In terms of energy security, actions by the United States and the European Union considerably impede India's pursuit of resources in Iran, where India is the third-largest recipient of exported oil. This is well-illustrated by recent EU sanctions banning European companies from insuring tankers that carry Iranian energy resources anywhere in the world.
With nearly all tanker insurance based in Western nations, Indian shipping companies are reportedly forced to rely on state insurance, which only covers tankers for $50 million as opposed to the estimated $1 billion in coverage typically offered by European agencies. Shippers therefore face great risk in transportation.
Western efforts to undermine financial institutions in Iran have also complicated payments for Iranian oil exports. An executive order issued by the White House in November 2011 authorises the US secretary of state to impose financial sanctions on any entity failing to satisfactorily curb support of the Iranian market according to US terms, thus pressuring countries such as India to reduce imports supporting the Iranian economy.
China, like India, has a massive demand for energy security. China is present in nearly every geographic area of importance to India's energy security and Chinese state-owned companies have proved more willing and able to secure deals at any cost than Indian companies. This intricate challenge of remaining competitive with China and close to the United States is manifest in Iran.
While New Delhi faces pressure from the West to curb its ties with Iran, Beijing continues to pursue close bilateral relations with Tehran under a firm policy of non-interference to ensure the security of its energy and strategic interests. Beijing was a highly significant factor in Iran's acquisition of capabilities throughout the 1980s and early 1990s that helped initiate its nuclear program.
Although China curbed official support of Iran's nuclear program in 1997 under heavy US pressure, American officials suspect the continuation of informal support under the auspices of non-governmental entities. China continues to supply arms to Iran as well, and although the value of these transfers declined in the first decade of the 2000s, Chinese arms are still presumed to be supporting proxy militant groups in the Middle East via Iran, much to the dismay of Washington.
China also functions as a diplomatic ally that can offer leverage to Iran within the International Atomic Energy Agency and UN Security Council. Beijing is vocal in its support for diplomacy rather than force in dealing with Tehran and is adamant in denouncing unilateral or bilateral sanctions that prohibit economic interactions that would isolate Iran.
China thus retains significant value to Iran in a manner that would be difficult for India to emulate, particularly given its greater dependency on good relations with the United States and basic objections to Iran's nuclear program.

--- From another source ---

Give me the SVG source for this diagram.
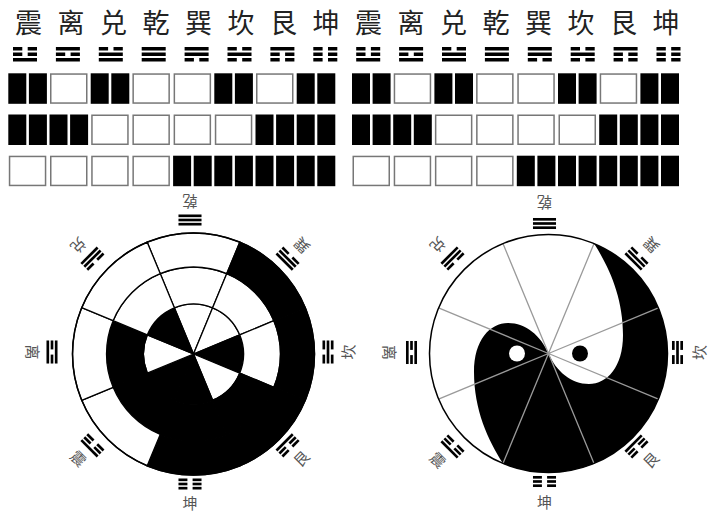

Tehran and the P-5+1 (the five permanent UN Security Council members plus Germany) are set to resume talks later this month, although the place and date for the negotiations have not been finalised. The talks would be the first high-level negotiations over Iran's nuclear program since the negotiations in Moscow in June, offering at least the prospect of a thaw in a standoff that has grown increasingly tense in recent months.
A Washington-Tehran rapprochement will allow India greater strategic space to pursue its diplomatic interests and as the situation in Afghanistan continues to unravel, this will be useful in shaping the regional environment to India's advantage.